The Supreme Court of South Carolina issued a decision Wednesday that should reportedly reduce forum shopping in the state and reign in the rapidly increasing number of cases filed in Judicial Hellhole Hampton County.
In a unanimous decision, the Court adopted the position urged by the American Tort Reform Association (ATRA) in its amicus brief, ruling that a corporate defendant resides where it has an office and agent for the transaction of corporate business. The Supreme Court also reaffirmed a trial court’s traditional discretion to transfer a case when it serves the convenience of witnesses and the interests of justice. The case, originally filed in Hampton County, was remanded to Greenwood County. ATRA was joined by the South Carolina Chamber of Commerce in filing the brief.
“We applaud the South Carolina Supreme Court for this monumental decision,” said ATRA President Sherman Joyce. “It will help put an end to personal injury lawyers abusing the state’s lax venue laws by filing lawsuits in jurisdictions that have little or no connection to the case.”

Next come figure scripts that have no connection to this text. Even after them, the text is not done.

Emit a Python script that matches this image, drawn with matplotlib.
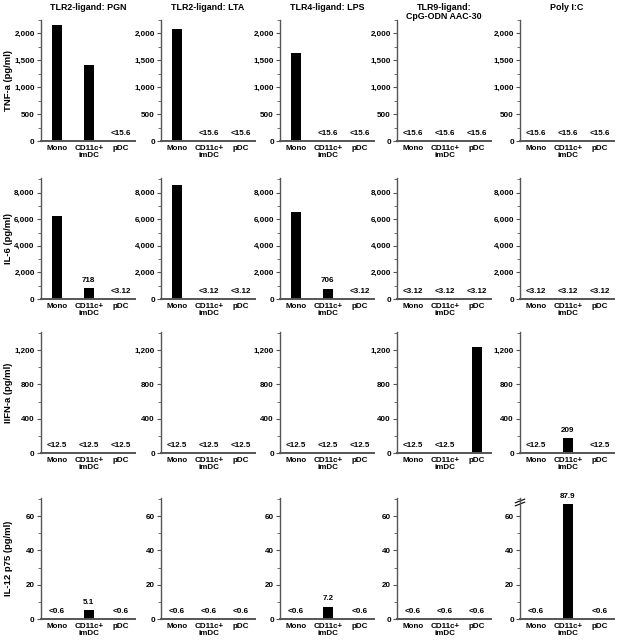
import matplotlib
matplotlib.use("Agg")
import matplotlib.pyplot as plt
from matplotlib.ticker import FuncFormatter, MultipleLocator

plt.rcParams['font.family'] = ['Liberation Sans', 'DejaVu Sans']
plt.rcParams['font.weight'] = 'bold'

# ---- data ----
ligands = ["TLR2-ligand: PGN", "TLR2-ligand: LTA", "TLR4-ligand: LPS",
           "TLR9-ligand:\nCpG-ODN AAC-30", "Poly I:C"]
cells = ["Mono", "CD11c+\nimDC", "pDC"]
cytokines = ["TNF-a (pg/ml)", "IL-6 (pg/ml)", "IIFN-a (pg/ml)", "IL-12 p75 (pg/ml)"]

# bar heights as drawn (0 = below detection limit)
tnf = [[2160, 1405, 0], [2090, 0, 0], [1640, 0, 0], [0, 0, 0], [0, 0, 0]]
il6 = [[6250, 800, 0], [8600, 0, 0], [6550, 780, 0], [0, 0, 0], [0, 0, 0]]
ifn = [[0, 0, 0], [0, 0, 0], [0, 0, 0], [0, 0, 1235], [0, 175, 0]]
il12 = [[0, 5.1, 0], [0, 0, 0], [0, 7.2, 0], [0, 0, 0], [0, 87.9, 0]]

# value labels ("" = none)
tnf_lbl = [["", "", "<15.6"], ["", "<15.6", "<15.6"], ["", "<15.6", "<15.6"],
           ["<15.6", "<15.6", "<15.6"], ["<15.6", "<15.6", "<15.6"]]
il6_lbl = [["", "718", "<3.12"], ["", "<3.12", "<3.12"], ["", "706", "<3.12"],
           ["<3.12", "<3.12", "<3.12"], ["<3.12", "<3.12", "<3.12"]]
ifn_lbl = [["<12.5", "<12.5", "<12.5"], ["<12.5", "<12.5", "<12.5"],
           ["<12.5", "<12.5", "<12.5"], ["<12.5", "<12.5", ""],
           ["<12.5", "209", "<12.5"]]
il12_lbl = [["<0.6", "5.1", "<0.6"], ["<0.6", "<0.6", "<0.6"], ["<0.6", "7.2", "<0.6"],
            ["<0.6", "<0.6", "<0.6"], ["<0.6", "87.9", "<0.6"]]

rows = [
    dict(vals=tnf, lbl=tnf_lbl, ylim=2250, major=500, minor=250, brk=None),
    dict(vals=il6, lbl=il6_lbl, ylim=9100, major=2000, minor=1000, brk=None),
    dict(vals=ifn, lbl=ifn_lbl, ylim=1410, major=400, minor=200, brk=None),
    dict(vals=il12, lbl=il12_lbl, ylim=70.5, major=20, minor=10, brk=67),
]

W, H = 620, 640
fig = plt.figure(figsize=(W / 100, H / 100), dpi=100)

col_left = [41, 161, 280, 397, 520]
col_w = 94
row_zero = [141, 299, 453, 619]
row_h = 121

axcol = "#555555"
fs = 5.8
fmt = FuncFormatter(lambda v, p: f"{v:,.0f}")

for r, rd in enumerate(rows):
    for c in range(5):
        ax = fig.add_axes([col_left[c] / W, 1 - row_zero[r] / H, col_w / W, row_h / H])
        vals = rd["vals"][c]
        drawn = [min(v, rd["brk"]) if rd["brk"] else v for v in vals]
        x = list(range(3))
        ax.bar(x, drawn, width=0.32, color="black")
        ax.set_xlim(-0.5, 2.45)
        ax.set_ylim(0, rd["ylim"])
        ax.yaxis.set_major_locator(MultipleLocator(rd["major"]))
        ax.yaxis.set_minor_locator(MultipleLocator(rd["minor"]))
        ax.yaxis.set_major_formatter(fmt)
        for s in ["top", "right"]:
            ax.spines[s].set_visible(False)
        ax.spines["left"].set_color(axcol)
        ax.spines["left"].set_linewidth(1.0)
        ax.spines["bottom"].set_color(axcol)
        ax.spines["bottom"].set_linewidth(1.4)
        ax.tick_params(axis="y", which="major", length=3, width=0.8, color=axcol,
                       labelsize=fs, pad=1.5)
        ax.tick_params(axis="y", which="minor", length=2, width=0.6, color=axcol)
        ax.tick_params(axis="x", length=0, labelsize=fs, pad=3)
        ax.set_xticks(x)
        ax.set_xticklabels(cells, linespacing=0.95)
        for lab in ax.get_xticklabels() + ax.get_yticklabels():
            lab.set_fontweight("bold")
        for i, t in enumerate(rd["lbl"][c]):
            if t:
                ax.annotate(t, (i, drawn[i]), xytext=(0, 3), textcoords="offset points",
                            ha="center", va="bottom", fontsize=fs, fontweight="bold")
        if rd["brk"] and vals[1] > rd["brk"]:
            yb = rd["brk"] / rd["ylim"]
            for dy in (0.0, 0.025):
                ax.plot([-0.05, 0.05], [yb - 0.015 + dy, yb + 0.015 + dy],
                        transform=ax.transAxes, color="black", lw=0.8, clip_on=False)
        if r == 0:
            fig.text((col_left[c] + col_w / 2) / W, 1 - 3 / H, ligands[c],
                     ha="center", va="top", fontsize=6.4, fontweight="bold",
                     linespacing=1.05)
    fig.text(9 / W, 1 - (row_zero[r] - row_h / 2) / H, cytokines[r], rotation=90,
             ha="center", va="center", fontsize=6.8, fontweight="bold")

fig.savefig("out.png", dpi=100)
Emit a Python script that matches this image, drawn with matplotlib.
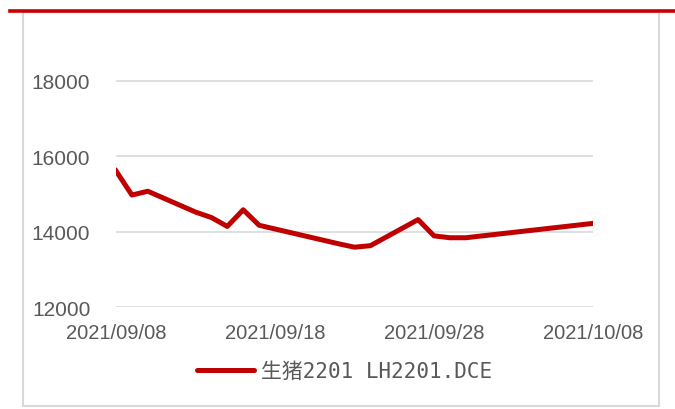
import datetime as dt
import matplotlib
matplotlib.use("Agg")
import matplotlib.pyplot as plt
import matplotlib.dates as mdates
from matplotlib.lines import Line2D
from matplotlib.patches import Rectangle

# trading days and settlement prices of LH2201
dates = ["2021-09-08", "2021-09-09", "2021-09-10", "2021-09-13", "2021-09-14",
         "2021-09-15", "2021-09-16", "2021-09-17", "2021-09-22", "2021-09-23",
         "2021-09-24", "2021-09-27", "2021-09-28", "2021-09-29", "2021-09-30",
         "2021-10-08"]
prices = [15610, 14970, 15070, 14520, 14375,
          14140, 14580, 14170, 13680, 13590,
          13630, 14320, 13890, 13840, 13840,
          14220]
tick_dates = ["2021-09-08", "2021-09-18", "2021-09-28", "2021-10-08"]
y_ticks = [12000, 14000, 16000, 18000]
series_name = "生猪2201 LH2201.DCE"

x = [dt.datetime.strptime(d, "%Y-%m-%d") for d in dates]
xt = [dt.datetime.strptime(d, "%Y-%m-%d") for d in tick_dates]

W, H = 675, 410
fig = plt.figure(figsize=(W / 100, H / 100), dpi=100)
ax = fig.add_axes([116 / W, (H - 308.3) / H, (593 - 116) / W, (308.3 - 43.7) / H])

ax.plot(x, prices, color="#C00000", linewidth=3.6, solid_joinstyle="round",
        label=series_name)

ax.set_xlim(xt[0], xt[-1])
ax.set_ylim(12000, 19000)
ax.set_xticks(xt)
ax.xaxis.set_major_formatter(mdates.DateFormatter("%Y/%m/%d"))
ax.set_yticks(y_ticks)
ax.yaxis.grid(True, color="#D9D9D9", linewidth=1.2)
ax.set_axisbelow(True)
for s in ax.spines.values():
    s.set_visible(False)
ax.tick_params(axis="both", length=0, labelcolor="#595959")
ax.tick_params(axis="y", pad=18.5, labelsize=15)
ax.tick_params(axis="x", pad=11, labelsize=14.5)
for lab in ax.get_xticklabels() + ax.get_yticklabels():
    lab.set_family(["Liberation Sans", "DejaVu Sans"])

leg = ax.legend(loc="center", bbox_to_anchor=(344.5 / W, (H - 372) / H),
                bbox_transform=fig.transFigure, frameon=False,
                handlelength=2.75, handletextpad=0.3, borderaxespad=0,
                prop={"family": ["DejaVu Sans Mono", "Noto Sans CJK SC"], "size": 15})
for t in leg.get_texts():
    t.set_color("#595959")
for h in leg.get_lines():
    h.set_solid_capstyle("round")

# outer grey frame and red top rule
fig.add_artist(Rectangle((23 / W, (H - 407) / H), (659 - 23) / W, (407 - 13) / H,
                         transform=fig.transFigure, fill=False,
                         edgecolor="#D9D9D9", linewidth=1.5))
fig.add_artist(Line2D([10 / W, 1.0], [(H - 11.5) / H] * 2, transform=fig.transFigure,
                      color="#CC0000", linewidth=2.6))

fig.savefig("out.png", dpi=100)
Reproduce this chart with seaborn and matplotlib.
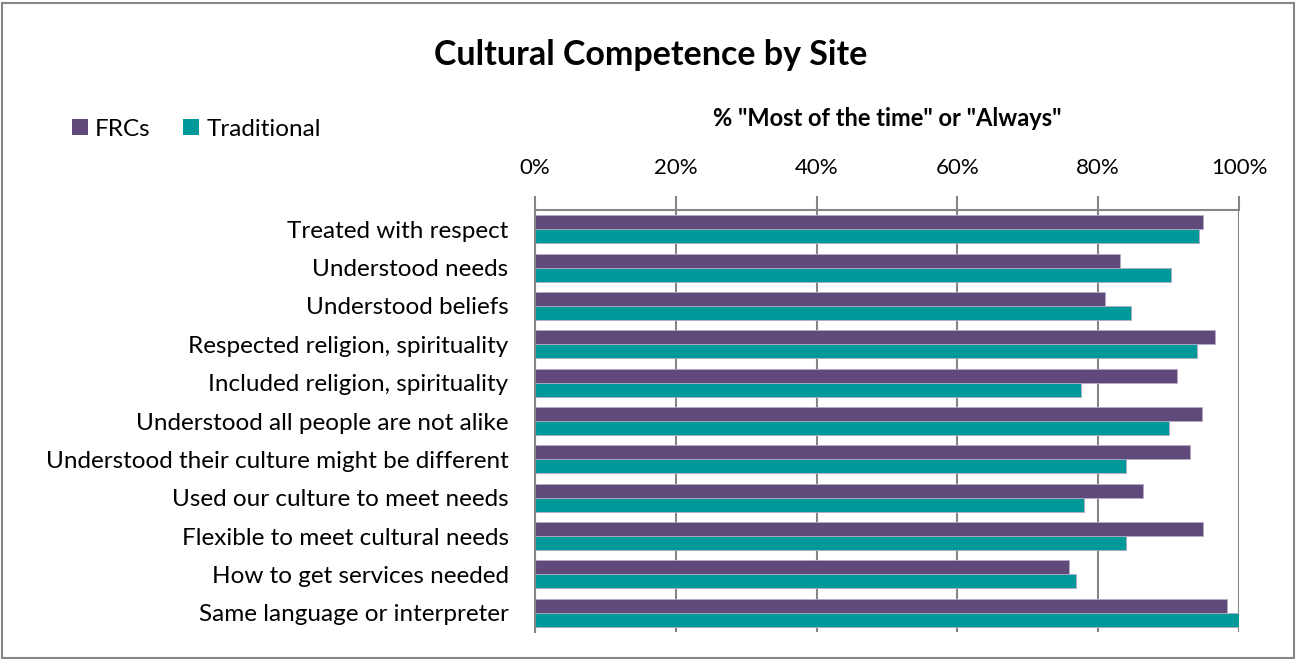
import matplotlib
matplotlib.use("Agg")
import matplotlib.pyplot as plt
import seaborn as sns
import pandas as pd
from matplotlib.patches import Rectangle, Patch
from matplotlib.ticker import PercentFormatter, FixedLocator

categories = [
    "Treated with respect",
    "Understood needs",
    "Understood beliefs",
    "Respected religion, spirituality",
    "Included religion, spirituality",
    "Understood all people are not alike",
    "Understood their culture might be different",
    "Used our culture to meet needs",
    "Flexible to meet cultural needs",
    "How to get services needed",
    "Same language or interpreter",
]
frcs = [94.9, 83.1, 81.0, 96.6, 91.2, 94.8, 93.1, 86.4, 94.9, 75.9, 98.3]
traditional = [94.3, 90.4, 84.6, 94.1, 77.5, 90.0, 84.0, 78.0, 84.0, 76.9, 100.0]
series_names = ["FRCs", "Traditional"]
x_ticks = [0, 20, 40, 60, 80, 100]

title = "Cultural Competence by Site"
x_label = '% "Most of the time" or "Always"'

colors = {"FRCs": "#604A7B", "Traditional": "#009999"}

df = pd.DataFrame({
    "category": categories * 2,
    "value": frcs + traditional,
    "series": [series_names[0]] * len(categories) + [series_names[1]] * len(categories),
})

sns.set_theme(style="white")
plt.rcParams["font.family"] = ["Lato", "DejaVu Sans"]
plt.rcParams["text.color"] = "black"
plt.rcParams["axes.labelcolor"] = "black"

fig = plt.figure(figsize=(12.96, 6.6), dpi=100)
ax = fig.add_axes([535 / 1296, 1 - 632 / 660, (1239 - 535) / 1296, (632 - 210) / 660])

sns.barplot(data=df, y="category", x="value", hue="series", hue_order=series_names,
            order=categories, palette=colors, orient="h", width=0.73, saturation=1,
            edgecolor="#B5A9C4", linewidth=0.6, ax=ax, legend=False, errorbar=None)

ax.set_xlim(0, 100)
ax.set_ylim(len(categories) - 0.5, -0.5)
ax.xaxis.tick_top()
ax.xaxis.set_label_position("top")
ax.set_xticks(x_ticks)
ax.xaxis.set_major_formatter(PercentFormatter(decimals=0))
ax.tick_params(axis="x", which="major", direction="out", length=10, width=1.5,
               color="#868686", labelsize=16, pad=13, labelcolor="black")
ax.set_xlabel(x_label, fontsize=17, fontweight="bold", labelpad=23)
ax.set_ylabel("")
ax.tick_params(axis="y", which="major", length=0, labelsize=17.5, pad=19, labelcolor="black")
ax.yaxis.set_minor_locator(FixedLocator([i - 0.5 for i in range(len(categories) + 1)]))
ax.tick_params(axis="y", which="minor", direction="out", length=5, width=1.5, color="#868686")

ax.grid(axis="x", color="#868686", linewidth=1.5)
ax.set_axisbelow(True)
for side in ["top", "left"]:
    ax.spines[side].set_visible(True)
    ax.spines[side].set_color("#868686")
    ax.spines[side].set_linewidth(1.5)
ax.spines["right"].set_visible(False)
ax.spines["bottom"].set_visible(False)

fig.text(651 / 1296, 1 - 55 / 660, title, ha="center", va="center",
         fontsize=24.5, fontweight="bold", color="black")

handles = [Patch(facecolor=colors[s], edgecolor="none") for s in series_names]
fig.legend(handles, series_names, loc="center left", bbox_to_anchor=(50 / 1296, 1 - 129 / 660),
           ncol=2, frameon=False, fontsize=17.5, handlelength=0.65, handleheight=0.65,
           handletextpad=0.3, columnspacing=1.35)

fig.patches.append(Rectangle((2 / 1296, 2 / 660), 1292 / 1296, 655 / 660,
                             transform=fig.transFigure, fill=False,
                             edgecolor="#868686", linewidth=1.5))

fig.savefig("out.png", dpi=100)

The 2004 Judicial Hellholes report ranked Hampton County the third worst jurisdiction in the United States. Litigation tourists, guided by their personal injury lawyer travel agents, reportedly file their cases in Judicial Hellholes because they know they will receive a favorable award or precedent, or both.
The number of lawsuits filed in Hampton County has reportedly nearly doubled in the last five years. Sixty-seven percent of cases filed in Hampton County in 2002 were filed by residents from other counties and other states.
The case, Whaley v. CSX Transportation Inc., involved a plaintiff, a locomotive engineer, who is a resident of Abbeville County and who alleged he was injured due to heat exposure on his route between Greenwood and Laurens Counties. His employer maintains an office and agent in Greenwood County, Each and every fact witness for both parties lived in Abbeville, Greenwood, or Laurens County, yet Whaley’s lawyer reportedly filed a complaint six counties and 145 miles away in Hampton County.
At issue was the definition of where a defendant “resides” for the purpose of where a lawsuit can be properly filed (venue) in South Carolina. The trial court had relied upon a case applying the language of a now-repealed statute to allow lawsuits to be filed against corporate defendants anywhere they “own property and transact business.” South Carolina trial courts routinely applied this lax interpretation of the venue statute, allowing personal injury lawyers to forum shop even when the facts of the case had no connection to that county.
ATRA has cited venue reform as a critical element to help solve problems in Judicial Hellholes. Reportedly, surveys and other evidence have repeatedly indicated that the misinterpretation of South Carolina’s venue law now corrected by the Supreme Court was a deterrent to economic development.